NEC has been used to deliver a high-quality public-sector office refurbishment in north London, UK. Client Enfield Council let a £3 million NEC3 Engineering and Construction Contract (ECC) Option A (priced contract with activity schedule) to Wilmott Dixon Interiors in May 2021 for upgrading offices above its Edmonton library. The new facilities will serve as a hub for borough-wide housing and homelessness services in north London.
Operating as part of Perfect Circle, Pick Everard was appointed as NEC project manager and designer under an NEC3 Professional Services Contract (PSC) option G (term contract). Both the works and consultancy contracts were let through NEC-based Scape public-sector procurement frameworks.
The project involved carrying out substantial alterations to the interior and exterior of the existing library second floor to create 1,200 m2 of open-plan office area with flexible meeting spaces. New partitions were installed with glazed screens, as well as a new kitchen area, toilets and showers, and raised access flooring. New electric heat pumps were installed at roof level and new larger windows were added to the east elevation to increase natural light.
The refurbished offices were handed over to Enfield Council on time and budget in January 2022.
Pick Everard director John Clarke says procurement of the full project team through the NEC-based Scape frameworks helped to ensure collaboration started on day one.
‘In line with the NEC obligation to act in a, “spirit of mutual trust and co-operation”, a one-team approach was adopted between the client, the consultant team and the contractor at the outset. Having all project team members in place from the earliest stages also reinforced the atmosphere of collaboration, which remained over the course of the project lifecycle and ensured effective administration of the contract.’
He says ECC Option A was picked for the main contract as it presented the least financial risk to the client and simplified administration of the interim payment process. ‘Option G was selected for the consultancy contract as it allowed the client to call off professional services on a flexible and non-committal basis over a long term, enabling continuity and consistency of delivery’.
Clarke says the poor condition of the existing building structure provided several challenges. ‘Many unforeseen works were discovered on the project that could have caused significant delays to the programme. Working collaboratively with the contractor, the NEC project manager was able to reduce potential delays considerably by gathering and obtaining the information needed by the contractor in a quick and precise manner.’

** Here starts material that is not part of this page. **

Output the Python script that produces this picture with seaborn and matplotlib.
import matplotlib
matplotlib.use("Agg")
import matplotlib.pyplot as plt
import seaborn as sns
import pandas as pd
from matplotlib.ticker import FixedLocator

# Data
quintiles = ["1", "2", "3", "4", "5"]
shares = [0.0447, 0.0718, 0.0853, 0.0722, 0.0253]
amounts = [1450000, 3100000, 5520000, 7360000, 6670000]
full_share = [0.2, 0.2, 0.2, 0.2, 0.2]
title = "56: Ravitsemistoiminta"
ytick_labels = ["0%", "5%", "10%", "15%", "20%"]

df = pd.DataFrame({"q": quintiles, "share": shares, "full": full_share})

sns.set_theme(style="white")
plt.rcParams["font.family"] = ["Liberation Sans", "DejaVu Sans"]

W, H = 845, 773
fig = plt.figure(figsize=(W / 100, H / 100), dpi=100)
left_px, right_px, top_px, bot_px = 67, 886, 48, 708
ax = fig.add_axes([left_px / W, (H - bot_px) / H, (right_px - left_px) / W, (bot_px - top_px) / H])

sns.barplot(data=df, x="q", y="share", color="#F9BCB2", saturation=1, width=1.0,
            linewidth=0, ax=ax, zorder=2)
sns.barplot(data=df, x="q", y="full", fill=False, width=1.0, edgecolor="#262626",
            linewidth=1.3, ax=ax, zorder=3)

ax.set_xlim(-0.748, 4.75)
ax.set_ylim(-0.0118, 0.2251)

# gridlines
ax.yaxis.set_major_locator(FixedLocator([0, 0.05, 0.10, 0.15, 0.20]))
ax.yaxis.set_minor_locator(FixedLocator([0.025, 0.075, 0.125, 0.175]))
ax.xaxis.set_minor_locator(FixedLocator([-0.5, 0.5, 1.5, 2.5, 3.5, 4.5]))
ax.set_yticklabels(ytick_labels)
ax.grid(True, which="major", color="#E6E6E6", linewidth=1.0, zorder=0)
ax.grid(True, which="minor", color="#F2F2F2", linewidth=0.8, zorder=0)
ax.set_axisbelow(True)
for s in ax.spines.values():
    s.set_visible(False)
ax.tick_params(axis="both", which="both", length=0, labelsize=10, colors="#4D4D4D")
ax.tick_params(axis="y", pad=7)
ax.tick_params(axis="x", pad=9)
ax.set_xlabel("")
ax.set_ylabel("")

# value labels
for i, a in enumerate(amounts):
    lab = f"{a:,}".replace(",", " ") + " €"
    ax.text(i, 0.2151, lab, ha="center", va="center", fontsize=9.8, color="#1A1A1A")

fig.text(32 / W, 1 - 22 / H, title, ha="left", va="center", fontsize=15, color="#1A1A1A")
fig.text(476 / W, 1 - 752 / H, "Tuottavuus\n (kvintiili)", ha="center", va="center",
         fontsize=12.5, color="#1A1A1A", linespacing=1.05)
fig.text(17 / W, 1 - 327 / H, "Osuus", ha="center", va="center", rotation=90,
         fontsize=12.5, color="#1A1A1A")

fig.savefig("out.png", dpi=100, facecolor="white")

He says complex and late changes in the client’s requirements during construction were also a challenge. ‘Using NEC’s change-management mechanisms, the contractor was able cooperatively and openly to develop priced proposals and solutions that minimised the impact of client changes to the overall time and cost. The contractor also found a way to accommodate an early start of the information technology and furniture fit-outs, enabling the client to occupy the building earlier than planned.’
Another ongoing challenge was that the library had to remain operational during the construction period with minimal disruption. The solution was to keep the library entrance free for the public while access to the construction site was set up via a rear balcony window on the second floor.
Clarke says the project team met with each other and the library staff regularly to review and discuss any issues around costs and programme, with quick decisions made and authorised through the issue of NEC project manager instructions.
‘There were also 68 NEC early warnings and 89 compensation events raised during the construction period. While this is more than what would be expected on a scheme of this size, it was mostly was due to the poor condition of the existing building. Also, all early warnings and compensation events were agreed and closed out before handover.’
He concludes, ‘Overall, NEC enabled a very thorough and collaborative open-book approach, which directly contributed to the success of this challenging project.’
Benefits of using NEC
- NEC obligation to act in a, ‘spirit of mutual trust and co-operation’, enabled a one-team approach from the outset and a sustained atmosphere of collaboration.
- NEC flexibility enabled the contractor to be engaged on a fixed-price basis and the consultancy team to be paid on an open-ended call-off basis.
- NEC change-management mechanisms enabled challenges such as unforeseen works and client changes to be dealt with quickly and fairly, with minimal impact on programme and budget.